Being an automotive journalist is like being a male porn star. We're little more than Piloti-shoed buffers between the reader and the objects of their lust, and really, no one cares about us. Still, you only get one chance to make an initial impression, so my first review here on Autoblog had to be big. As luck/fate would have it, I got a phone call a few weeks back that went a little something like this: "How'd you like to drive the first 2010 Nissan GT-R on the West Coast, before the buff books get it?" Needless to say, the answer was obvious. But what to do with the brand-new R35, one of the most heavily and relentlessly covered car-stories of the past year? This takes us right back to that porno metaphor: How do I give the people what they want?
We hatched a plan – take the uber-Nissan down to San Diego and pay a visit to Comic Con! A story about 400-pound guys in Batman suits drooling all over the new GT-R practically writes itself, so we contacted various video game companies to see if they would let us drive the GT-R right onto the convention center floor. Perfect! Our stunt would be like lowering a nude, greased-up Megan Fox into a frat house. What could possibly go wrong? Without getting into the epic fail of that last bit, it didn't happen. What you're left with then is yet another review of a Nissan GT-R where some "pounding at 11/10s" wannabe hamfists Godzilla through envy-inducing, tight, twisty Southern California canyons.
My task then would be to answer the following: There's endless talk about whether or not the Nissan GT-R has a soul. Yes, we all know it's supercar quick and hypercar capable. And yes, Japan's most recent foray into the segment can utterly dominate and humiliate most British, Italian and German machines – all costing two, three or five times as much – and give like-minded American all-stars a run for their ACR/ZR1 money. But is the GT-R anything more than a numb supercomputer, mindlessly parsing bits of data and then spitting out traction and velocity? Are its capabilities a credit to Nissan's mechanical engineers, or its electrical wonks? To put it another, more Comic-Conny way, is there a ghost in Nissan's machine?

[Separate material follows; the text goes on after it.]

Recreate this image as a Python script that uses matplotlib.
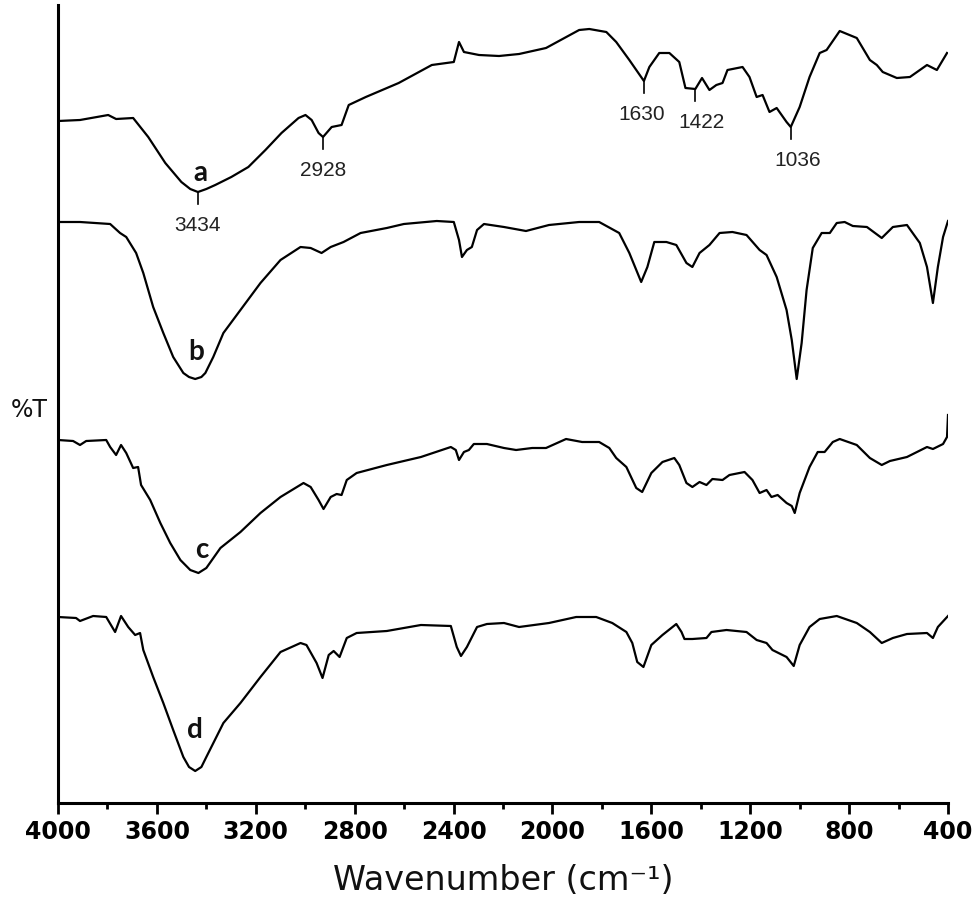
import numpy as np
import matplotlib
matplotlib.use("Agg")
import matplotlib.pyplot as plt
from matplotlib.ticker import MultipleLocator

# ---------------- data (wavenumber in cm-1, transmittance in arbitrary offset units) -------------
wn_a = [4000, 3911, 3797, 3765, 3696, 3635, 3566, 3501, 3465, 3434, 3400, 3364, 3299, 3230, 3161,
        3096, 3027, 2999, 2974, 2946, 2928, 2893, 2853, 2824, 2755, 2622, 2488, 2399, 2378, 2358,
        2297, 2216, 2135, 2026, 1892, 1851, 1782, 1758, 1742, 1689, 1630, 1608, 1568, 1527, 1487,
        1462, 1422, 1395, 1365, 1337, 1312, 1292, 1231, 1203, 1174, 1150, 1122, 1093, 1053, 1036,
        1000, 960, 919, 891, 838, 769, 716, 688, 664, 607, 554, 485, 445, 404]
t_a = [679, 680, 685, 681, 682, 663, 637, 618, 611, 608, 611, 615, 623, 633, 650,
       667, 682, 685, 680, 667, 663, 673, 675, 695, 703, 717, 735, 738, 758, 748,
       745, 744, 746, 752, 770, 771, 768, 762, 758, 740, 719, 733, 747, 747, 738,
       712, 711, 722, 710, 715, 717, 730, 733, 723, 703, 705, 688, 692, 678, 673,
       693, 723, 747, 750, 769, 762, 740, 735, 728, 722, 723, 735, 730, 747]

wn_b = [4000, 3911, 3789, 3749, 3724, 3684, 3655, 3615, 3574, 3534, 3493, 3470, 3445, 3420, 3404,
        3372, 3331, 3262, 3181, 3100, 3019, 2978, 2934, 2897, 2845, 2776, 2670, 2601, 2468, 2399,
        2378, 2366, 2346, 2326, 2305, 2277, 2196, 2107, 2014, 1892, 1811, 1730, 1689, 1641, 1616,
        1588, 1539, 1499, 1458, 1434, 1405, 1365, 1324, 1272, 1215, 1162, 1134, 1093, 1053, 1032,
        1012, 992, 972, 947, 911, 878, 850, 818, 785, 728, 668, 623, 566, 514, 485, 461, 441, 420, 400]
t_b = [578, 578, 576, 567, 563, 547, 527, 493, 467, 443, 427, 423, 421, 423, 427,
       443, 467, 490, 517, 540, 553, 552, 547, 553, 558, 567, 572, 576, 579, 578,
       560, 543, 550, 553, 570, 576, 573, 569, 575, 578, 578, 567, 547, 518, 533,
       558, 558, 555, 537, 533, 547, 555, 567, 568, 565, 550, 545, 523, 490, 460,
       421, 457, 510, 552, 567, 567, 577, 578, 574, 573, 562, 573, 575, 557, 533, 497, 533, 563, 579]

wn_c = [4000, 3939, 3911, 3886, 3805, 3789, 3765, 3745, 3724, 3696, 3676, 3664, 3627, 3586, 3546,
        3505, 3465, 3432, 3400, 3343, 3262, 3181, 3100, 3007, 2978, 2946, 2926, 2897, 2873, 2853,
        2832, 2792, 2670, 2532, 2411, 2391, 2378, 2358, 2338, 2318, 2265, 2196, 2147, 2082, 2026,
        1945, 1880, 1811, 1770, 1742, 1701, 1661, 1637, 1600, 1555, 1507, 1487, 1458, 1434, 1405,
        1377, 1353, 1312, 1284, 1223, 1191, 1162, 1134, 1114, 1089, 1053, 1032, 1020, 1000, 960,
        927, 899, 866, 838, 769, 716, 668, 635, 566, 485, 461, 420, 404, 400]
t_c = [360, 359, 355, 359, 360, 353, 345, 355, 347, 332, 333, 315, 300, 277, 257,
       240, 230, 227, 232, 252, 268, 287, 303, 317, 313, 300, 291, 303, 306, 305,
       320, 327, 335, 343, 353, 350, 340, 348, 350, 356, 356, 352, 350, 352, 352,
       361, 358, 358, 352, 342, 333, 312, 308, 327, 338, 342, 335, 317, 313, 318,
       315, 321, 320, 325, 328, 320, 307, 310, 303, 305, 297, 294, 287, 307, 333,
       348, 348, 358, 361, 355, 342, 335, 339, 343, 353, 351, 356, 363, 385]

wn_d = [4000, 3927, 3911, 3858, 3805, 3769, 3745, 3716, 3688, 3668, 3655, 3615, 3574, 3534, 3493,
        3470, 3445, 3420, 3400, 3331, 3262, 3181, 3100, 3019, 2995, 2954, 2930, 2905, 2885, 2861,
        2832, 2792, 2670, 2532, 2411, 2387, 2370, 2346, 2305, 2265, 2196, 2135, 2014, 1904, 1823,
        1758, 1701, 1677, 1657, 1632, 1600, 1555, 1499, 1478, 1466, 1434, 1377, 1357, 1296, 1215,
        1174, 1134, 1110, 1053, 1024, 1000, 960, 919, 850, 769, 716, 668, 623, 566, 485, 461, 441, 400]
t_d = [183, 182, 179, 184, 183, 168, 184, 173, 165, 167, 150, 123, 97, 70, 43,
       33, 29, 33, 43, 77, 97, 123, 148, 157, 155, 137, 122, 145, 149, 143,
       162, 167, 169, 175, 174, 153, 144, 153, 173, 176, 177, 173, 177, 183, 183,
       177, 168, 157, 138, 133, 155, 165, 176, 168, 161, 161, 162, 168, 170, 168,
       160, 157, 150, 143, 134, 155, 173, 181, 184, 177, 168, 157, 162, 166, 167, 162, 173, 184]

curve_names = ["a", "b", "c", "d"]
peaks_a = [3434, 2928, 1630, 1422, 1036]
peak_labels_a = ["3434", "2928", "1630", "1422", "1036"]
x_ticks = [4000, 3600, 3200, 2800, 2400, 2000, 1600, 1200, 800, 400]

# ---------------- figure ----------------
W, H, DPI = 979, 902, 100
fig = plt.figure(figsize=(W / DPI, H / DPI), dpi=DPI)
ax = fig.add_axes([58 / W, (H - 803) / H, (948 - 58) / W, (803 - 5) / H])

curves = [(wn_a, t_a), (wn_b, t_b), (wn_c, t_c), (wn_d, t_d)]
for wn, t in curves:
    ax.plot(wn, t, color="black", lw=1.6, solid_joinstyle="round")

ax.set_xlim(4000, 400)
ax.set_ylim(-3, 795)

# curve letters
letter_pos = [(3424, 627), (3442, 448), (3418, 250), (3446, 70)]
for name, (lx, ly) in zip(curve_names, letter_pos):
    ax.text(lx, ly, name, fontsize=20, fontweight="bold", family=["Lato", "DejaVu Sans"],
            ha="center", va="center", color="#111111")

# peak markers on curve a
label_dx = [0, 0, -2, 6, 7]  # pixel offsets of the label text
for pk, lab, dx in zip(peaks_a, peak_labels_a, label_dx):
    yc = np.interp(pk, wn_a[::-1], t_a[::-1])
    ax.plot([pk, pk], [yc - 1, yc - 12], color="black", lw=1.2)
    ax.annotate(lab, xy=(pk, yc - 33), xytext=(dx * 72 / DPI, 0), textcoords="offset points",
                ha="center", va="center", fontsize=15,
                family=["Liberation Sans Narrow", "Liberation Sans", "DejaVu Sans"],
                color="#222222")

# axes styling
for s in ["top", "right"]:
    ax.spines[s].set_visible(False)
ax.spines["left"].set_linewidth(2.2)
ax.spines["bottom"].set_linewidth(2.2)
ax.set_yticks([])
ax.set_xticks(x_ticks)
ax.xaxis.set_minor_locator(MultipleLocator(200))
ax.tick_params(axis="x", which="major", length=8, width=2, direction="out", pad=4)
ax.tick_params(axis="x", which="minor", length=4, width=2, direction="out")
for lbl in ax.get_xticklabels():
    lbl.set_fontsize(17)
    lbl.set_fontweight("bold")
    lbl.set_family("DejaVu Sans")

fig.text(503 / W, 1 - 881 / H, "Wavenumber (cm\u207b\u00b9)", fontsize=24, family="DejaVu Sans",
         ha="center", va="center", color="#111111")
fig.text(29 / W, 1 - 410 / H, "%T", fontsize=17, family="DejaVu Sans",
         ha="center", va="center", color="#111111")

fig.savefig("out.png", dpi=DPI)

First and foremost, we should cover what's new for 2010. The big news is bye-bye launch control. We found the GT-R's penchant for grenading transmissions humorous (from a distance), but alas, farewell. However... maybe it's still there? Maybe Nissan was only telling people launch control had been deleted? We found a very deserted stretch of road, put the transmission and suspension into R mode, turned the VDC all the way off, planted our left foot on the brake pedal and pushed the throttle with our right. Instead of the tach zinging up to 4,500 rpm, fuel cutoff happens right around 2,000 rpm. Launch control is deader than last Thanksgiving's turkey. That's not very soulful.
That said, the Transmission Control Module (TCM) has been reprogrammed. Not only can the six-speed dual-clutch gearbox shift faster (when in R), but the chances of a customer having to shell out $20,000 for a new cogswapper is greatly reduced. The 2010 GT-R also sports five more horsepower, bringing the total to 485, while torque output remains unchanged at 434 lb-ft. Rumors still persist that since each GT-R engine is hand-built, power levels vary and some engines churn out as much as 520 hp, if not more. Let's chalk this up to some engines running 100 octane and others dealing with California's crapola 91 high-test. Bottom line, the power feels freakishly adequate.
The suspension's been retuned and the Bilsteins are a new design, while the brakes (somehow) have been revamped and fitted with more rigid lines and fresh pads. Our Premium GT-R tester arrived with dark, "near-black" wheels and when coated in Super Silver (like this car) you get a polished front bumper (there's also a new hue called Pearl White). More power, faster shifts, better handling, stouter brakes, blacker wheels and a transmission that's much less likely to eat itself? That sounds fantastic. Soulful, even.